Can you output the material exactly as written, minus any pictures it holds?

Start of Provided data

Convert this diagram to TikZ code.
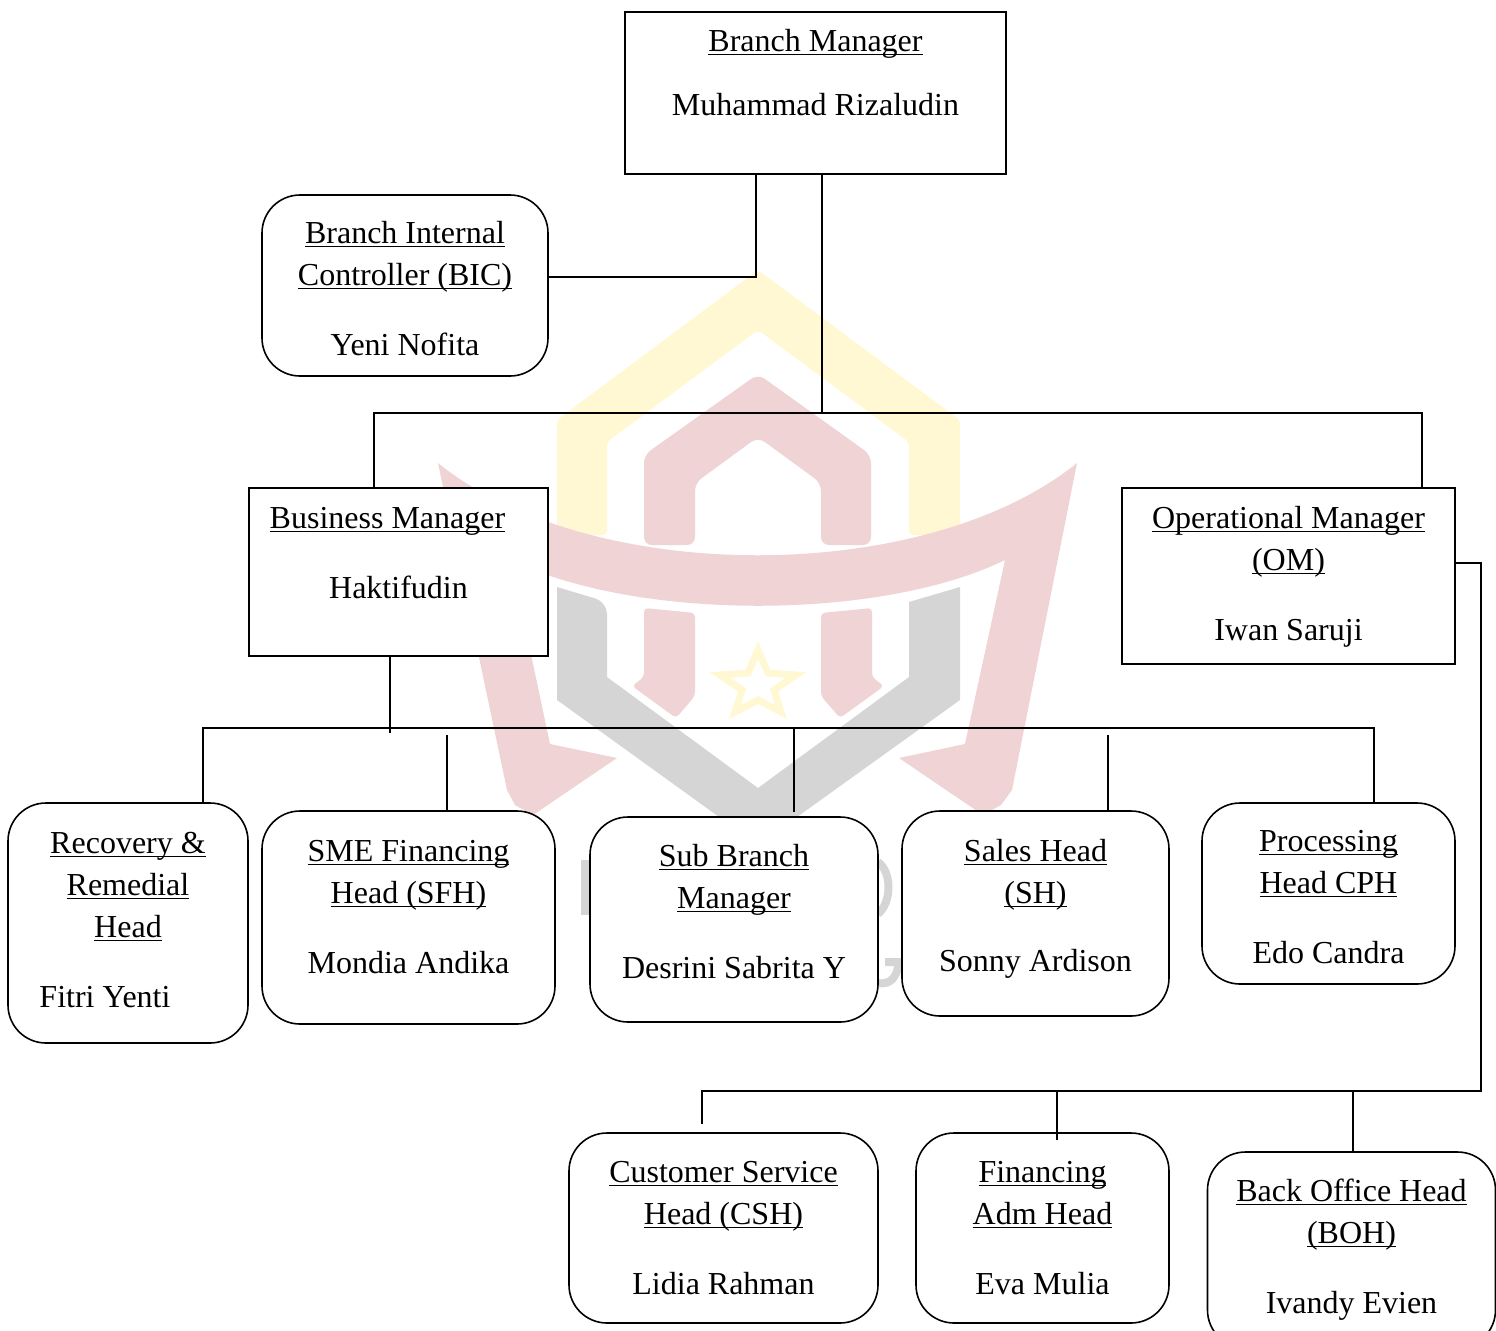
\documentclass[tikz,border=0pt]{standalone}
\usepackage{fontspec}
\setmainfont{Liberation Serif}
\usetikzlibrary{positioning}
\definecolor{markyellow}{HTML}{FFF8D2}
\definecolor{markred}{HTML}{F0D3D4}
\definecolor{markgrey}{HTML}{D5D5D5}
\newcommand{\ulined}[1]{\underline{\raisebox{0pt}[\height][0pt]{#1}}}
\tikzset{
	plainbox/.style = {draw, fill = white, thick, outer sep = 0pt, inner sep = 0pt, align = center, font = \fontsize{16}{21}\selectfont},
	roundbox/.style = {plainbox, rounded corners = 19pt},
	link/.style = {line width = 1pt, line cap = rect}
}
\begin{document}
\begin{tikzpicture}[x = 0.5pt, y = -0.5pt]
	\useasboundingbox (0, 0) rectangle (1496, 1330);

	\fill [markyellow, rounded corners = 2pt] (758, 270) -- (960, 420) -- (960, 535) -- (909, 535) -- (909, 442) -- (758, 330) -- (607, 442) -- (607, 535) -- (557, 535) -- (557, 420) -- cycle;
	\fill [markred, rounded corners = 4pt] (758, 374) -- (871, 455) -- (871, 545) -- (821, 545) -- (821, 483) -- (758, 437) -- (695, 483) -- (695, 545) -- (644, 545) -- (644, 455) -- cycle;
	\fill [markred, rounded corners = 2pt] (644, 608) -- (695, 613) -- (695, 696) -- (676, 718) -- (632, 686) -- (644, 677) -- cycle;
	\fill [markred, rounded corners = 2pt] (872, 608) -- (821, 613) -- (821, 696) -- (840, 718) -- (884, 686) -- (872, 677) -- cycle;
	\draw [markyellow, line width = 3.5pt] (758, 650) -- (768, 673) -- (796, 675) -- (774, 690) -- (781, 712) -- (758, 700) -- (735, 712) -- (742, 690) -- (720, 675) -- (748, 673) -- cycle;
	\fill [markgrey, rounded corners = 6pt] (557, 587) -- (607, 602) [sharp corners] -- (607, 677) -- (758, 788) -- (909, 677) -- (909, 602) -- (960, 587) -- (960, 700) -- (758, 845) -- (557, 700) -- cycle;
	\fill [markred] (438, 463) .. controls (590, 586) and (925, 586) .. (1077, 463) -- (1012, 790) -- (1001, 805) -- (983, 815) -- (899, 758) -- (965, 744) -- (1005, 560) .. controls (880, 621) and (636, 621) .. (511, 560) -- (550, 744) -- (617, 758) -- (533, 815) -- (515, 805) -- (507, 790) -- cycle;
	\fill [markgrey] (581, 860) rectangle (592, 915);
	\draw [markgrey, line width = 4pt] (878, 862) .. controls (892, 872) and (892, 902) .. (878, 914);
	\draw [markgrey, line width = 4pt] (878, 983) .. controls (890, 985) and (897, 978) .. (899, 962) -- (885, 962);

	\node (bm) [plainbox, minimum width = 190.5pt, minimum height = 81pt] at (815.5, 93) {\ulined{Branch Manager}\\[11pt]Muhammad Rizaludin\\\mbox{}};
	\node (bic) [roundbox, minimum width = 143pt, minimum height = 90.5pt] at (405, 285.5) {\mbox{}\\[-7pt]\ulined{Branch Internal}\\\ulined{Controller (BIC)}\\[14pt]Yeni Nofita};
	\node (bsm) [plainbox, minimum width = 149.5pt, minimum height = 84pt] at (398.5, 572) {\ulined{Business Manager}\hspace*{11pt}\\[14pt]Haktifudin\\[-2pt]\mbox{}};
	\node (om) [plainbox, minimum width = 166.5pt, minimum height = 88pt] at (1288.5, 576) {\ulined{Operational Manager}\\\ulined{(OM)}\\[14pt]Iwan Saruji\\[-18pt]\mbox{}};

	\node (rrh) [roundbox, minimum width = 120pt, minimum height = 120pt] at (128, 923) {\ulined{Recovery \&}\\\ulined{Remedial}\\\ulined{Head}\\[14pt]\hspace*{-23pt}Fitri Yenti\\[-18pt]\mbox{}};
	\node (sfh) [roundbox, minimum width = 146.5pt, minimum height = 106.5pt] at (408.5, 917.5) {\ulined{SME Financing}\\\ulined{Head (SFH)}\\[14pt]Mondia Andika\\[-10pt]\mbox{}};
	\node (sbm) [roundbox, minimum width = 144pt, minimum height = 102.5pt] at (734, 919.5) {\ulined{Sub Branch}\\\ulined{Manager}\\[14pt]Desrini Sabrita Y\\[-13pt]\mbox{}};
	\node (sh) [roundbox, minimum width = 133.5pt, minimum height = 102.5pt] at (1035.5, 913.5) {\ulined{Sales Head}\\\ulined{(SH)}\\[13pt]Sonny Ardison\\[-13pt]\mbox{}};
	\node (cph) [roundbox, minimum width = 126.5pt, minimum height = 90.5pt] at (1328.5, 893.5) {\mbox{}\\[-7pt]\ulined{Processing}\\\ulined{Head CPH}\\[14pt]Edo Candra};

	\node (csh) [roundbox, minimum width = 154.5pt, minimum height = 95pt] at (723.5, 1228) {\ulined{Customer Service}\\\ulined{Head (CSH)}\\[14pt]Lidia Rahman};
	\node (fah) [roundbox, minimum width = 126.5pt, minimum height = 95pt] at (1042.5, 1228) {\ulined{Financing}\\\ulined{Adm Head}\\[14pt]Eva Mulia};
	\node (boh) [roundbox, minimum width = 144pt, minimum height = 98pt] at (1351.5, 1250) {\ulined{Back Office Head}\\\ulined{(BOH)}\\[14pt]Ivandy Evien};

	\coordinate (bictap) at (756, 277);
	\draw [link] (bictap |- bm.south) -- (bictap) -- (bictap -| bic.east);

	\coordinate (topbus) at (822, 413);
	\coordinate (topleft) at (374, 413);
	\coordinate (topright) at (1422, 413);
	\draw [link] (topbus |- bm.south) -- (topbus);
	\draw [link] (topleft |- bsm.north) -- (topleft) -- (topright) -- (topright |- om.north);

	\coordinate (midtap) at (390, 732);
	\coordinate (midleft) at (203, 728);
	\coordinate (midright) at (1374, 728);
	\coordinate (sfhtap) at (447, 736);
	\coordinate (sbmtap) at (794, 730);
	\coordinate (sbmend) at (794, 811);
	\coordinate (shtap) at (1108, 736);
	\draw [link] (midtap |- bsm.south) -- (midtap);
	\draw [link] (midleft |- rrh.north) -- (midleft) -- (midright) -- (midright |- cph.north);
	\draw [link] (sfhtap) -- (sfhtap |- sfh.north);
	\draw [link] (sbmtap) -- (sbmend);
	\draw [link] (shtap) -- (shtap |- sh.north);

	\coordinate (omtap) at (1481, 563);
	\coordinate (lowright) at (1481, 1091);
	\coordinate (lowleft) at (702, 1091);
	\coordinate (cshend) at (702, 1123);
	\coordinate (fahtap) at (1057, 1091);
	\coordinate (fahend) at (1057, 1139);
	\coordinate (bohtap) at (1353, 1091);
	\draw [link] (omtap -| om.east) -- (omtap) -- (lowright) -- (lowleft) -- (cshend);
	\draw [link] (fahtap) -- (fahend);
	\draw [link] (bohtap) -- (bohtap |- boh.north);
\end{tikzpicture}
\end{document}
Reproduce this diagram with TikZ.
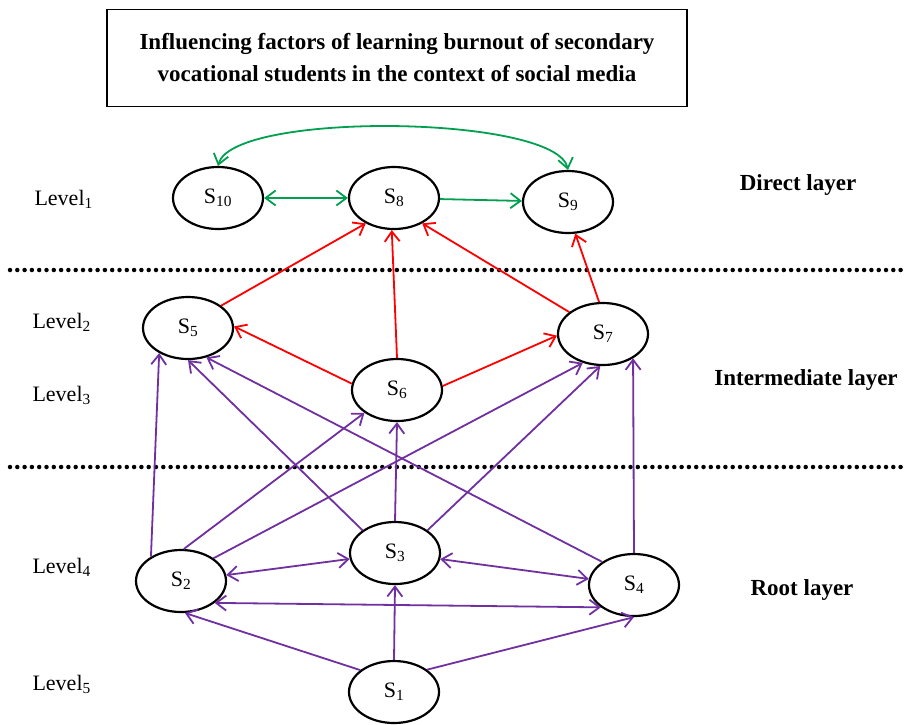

End of Provided data

Exercise output ->
Convert this diagram to TikZ code.
\documentclass[tikz,border=0pt]{standalone}
\usepackage{fontspec}
\setmainfont{Liberation Serif}
\usetikzlibrary{positioning}
\definecolor{markyellow}{HTML}{FFF8D2}
\definecolor{markred}{HTML}{F0D3D4}
\definecolor{markgrey}{HTML}{D5D5D5}
\newcommand{\ulined}[1]{\underline{\raisebox{0pt}[\height][0pt]{#1}}}
\tikzset{
	plainbox/.style = {draw, fill = white, thick, outer sep = 0pt, inner sep = 0pt, align = center, font = \fontsize{16}{21}\selectfont},
	roundbox/.style = {plainbox, rounded corners = 19pt},
	link/.style = {line width = 1pt, line cap = rect}
}
\begin{document}
\begin{tikzpicture}[x = 0.5pt, y = -0.5pt]
	\useasboundingbox (0, 0) rectangle (1496, 1330);

	\fill [markyellow, rounded corners = 2pt] (758, 270) -- (960, 420) -- (960, 535) -- (909, 535) -- (909, 442) -- (758, 330) -- (607, 442) -- (607, 535) -- (557, 535) -- (557, 420) -- cycle;
	\fill [markred, rounded corners = 4pt] (758, 374) -- (871, 455) -- (871, 545) -- (821, 545) -- (821, 483) -- (758, 437) -- (695, 483) -- (695, 545) -- (644, 545) -- (644, 455) -- cycle;
	\fill [markred, rounded corners = 2pt] (644, 608) -- (695, 613) -- (695, 696) -- (676, 718) -- (632, 686) -- (644, 677) -- cycle;
	\fill [markred, rounded corners = 2pt] (872, 608) -- (821, 613) -- (821, 696) -- (840, 718) -- (884, 686) -- (872, 677) -- cycle;
	\draw [markyellow, line width = 3.5pt] (758, 650) -- (768, 673) -- (796, 675) -- (774, 690) -- (781, 712) -- (758, 700) -- (735, 712) -- (742, 690) -- (720, 675) -- (748, 673) -- cycle;
	\fill [markgrey, rounded corners = 6pt] (557, 587) -- (607, 602) [sharp corners] -- (607, 677) -- (758, 788) -- (909, 677) -- (909, 602) -- (960, 587) -- (960, 700) -- (758, 845) -- (557, 700) -- cycle;
	\fill [markred] (438, 463) .. controls (590, 586) and (925, 586) .. (1077, 463) -- (1012, 790) -- (1001, 805) -- (983, 815) -- (899, 758) -- (965, 744) -- (1005, 560) .. controls (880, 621) and (636, 621) .. (511, 560) -- (550, 744) -- (617, 758) -- (533, 815) -- (515, 805) -- (507, 790) -- cycle;
	\fill [markgrey] (581, 860) rectangle (592, 915);
	\draw [markgrey, line width = 4pt] (878, 862) .. controls (892, 872) and (892, 902) .. (878, 914);
	\draw [markgrey, line width = 4pt] (878, 983) .. controls (890, 985) and (897, 978) .. (899, 962) -- (885, 962);

	\node (bm) [plainbox, minimum width = 190.5pt, minimum height = 81pt] at (815.5, 93) {\ulined{Branch Manager}\\[11pt]Muhammad Rizaludin\\\mbox{}};
	\node (bic) [roundbox, minimum width = 143pt, minimum height = 90.5pt] at (405, 285.5) {\mbox{}\\[-7pt]\ulined{Branch Internal}\\\ulined{Controller (BIC)}\\[14pt]Yeni Nofita};
	\node (bsm) [plainbox, minimum width = 149.5pt, minimum height = 84pt] at (398.5, 572) {\ulined{Business Manager}\hspace*{11pt}\\[14pt]Haktifudin\\[-2pt]\mbox{}};
	\node (om) [plainbox, minimum width = 166.5pt, minimum height = 88pt] at (1288.5, 576) {\ulined{Operational Manager}\\\ulined{(OM)}\\[14pt]Iwan Saruji\\[-18pt]\mbox{}};

	\node (rrh) [roundbox, minimum width = 120pt, minimum height = 120pt] at (128, 923) {\ulined{Recovery \&}\\\ulined{Remedial}\\\ulined{Head}\\[14pt]\hspace*{-23pt}Fitri Yenti\\[-18pt]\mbox{}};
	\node (sfh) [roundbox, minimum width = 146.5pt, minimum height = 106.5pt] at (408.5, 917.5) {\ulined{SME Financing}\\\ulined{Head (SFH)}\\[14pt]Mondia Andika\\[-10pt]\mbox{}};
	\node (sbm) [roundbox, minimum width = 144pt, minimum height = 102.5pt] at (734, 919.5) {\ulined{Sub Branch}\\\ulined{Manager}\\[14pt]Desrini Sabrita Y\\[-13pt]\mbox{}};
	\node (sh) [roundbox, minimum width = 133.5pt, minimum height = 102.5pt] at (1035.5, 913.5) {\ulined{Sales Head}\\\ulined{(SH)}\\[13pt]Sonny Ardison\\[-13pt]\mbox{}};
	\node (cph) [roundbox, minimum width = 126.5pt, minimum height = 90.5pt] at (1328.5, 893.5) {\mbox{}\\[-7pt]\ulined{Processing}\\\ulined{Head CPH}\\[14pt]Edo Candra};

	\node (csh) [roundbox, minimum width = 154.5pt, minimum height = 95pt] at (723.5, 1228) {\ulined{Customer Service}\\\ulined{Head (CSH)}\\[14pt]Lidia Rahman};
	\node (fah) [roundbox, minimum width = 126.5pt, minimum height = 95pt] at (1042.5, 1228) {\ulined{Financing}\\\ulined{Adm Head}\\[14pt]Eva Mulia};
	\node (boh) [roundbox, minimum width = 144pt, minimum height = 98pt] at (1351.5, 1250) {\ulined{Back Office Head}\\\ulined{(BOH)}\\[14pt]Ivandy Evien};

	\coordinate (bictap) at (756, 277);
	\draw [link] (bictap |- bm.south) -- (bictap) -- (bictap -| bic.east);

	\coordinate (topbus) at (822, 413);
	\coordinate (topleft) at (374, 413);
	\coordinate (topright) at (1422, 413);
	\draw [link] (topbus |- bm.south) -- (topbus);
	\draw [link] (topleft |- bsm.north) -- (topleft) -- (topright) -- (topright |- om.north);

	\coordinate (midtap) at (390, 732);
	\coordinate (midleft) at (203, 728);
	\coordinate (midright) at (1374, 728);
	\coordinate (sfhtap) at (447, 736);
	\coordinate (sbmtap) at (794, 730);
	\coordinate (sbmend) at (794, 811);
	\coordinate (shtap) at (1108, 736);
	\draw [link] (midtap |- bsm.south) -- (midtap);
	\draw [link] (midleft |- rrh.north) -- (midleft) -- (midright) -- (midright |- cph.north);
	\draw [link] (sfhtap) -- (sfhtap |- sfh.north);
	\draw [link] (sbmtap) -- (sbmend);
	\draw [link] (shtap) -- (shtap |- sh.north);

	\coordinate (omtap) at (1481, 563);
	\coordinate (lowright) at (1481, 1091);
	\coordinate (lowleft) at (702, 1091);
	\coordinate (cshend) at (702, 1123);
	\coordinate (fahtap) at (1057, 1091);
	\coordinate (fahend) at (1057, 1139);
	\coordinate (bohtap) at (1353, 1091);
	\draw [link] (omtap -| om.east) -- (omtap) -- (lowright) -- (lowleft) -- (cshend);
	\draw [link] (fahtap) -- (fahend);
	\draw [link] (bohtap) -- (bohtap |- boh.north);
\end{tikzpicture}
\end{document}
Reproduce this diagram with TikZ.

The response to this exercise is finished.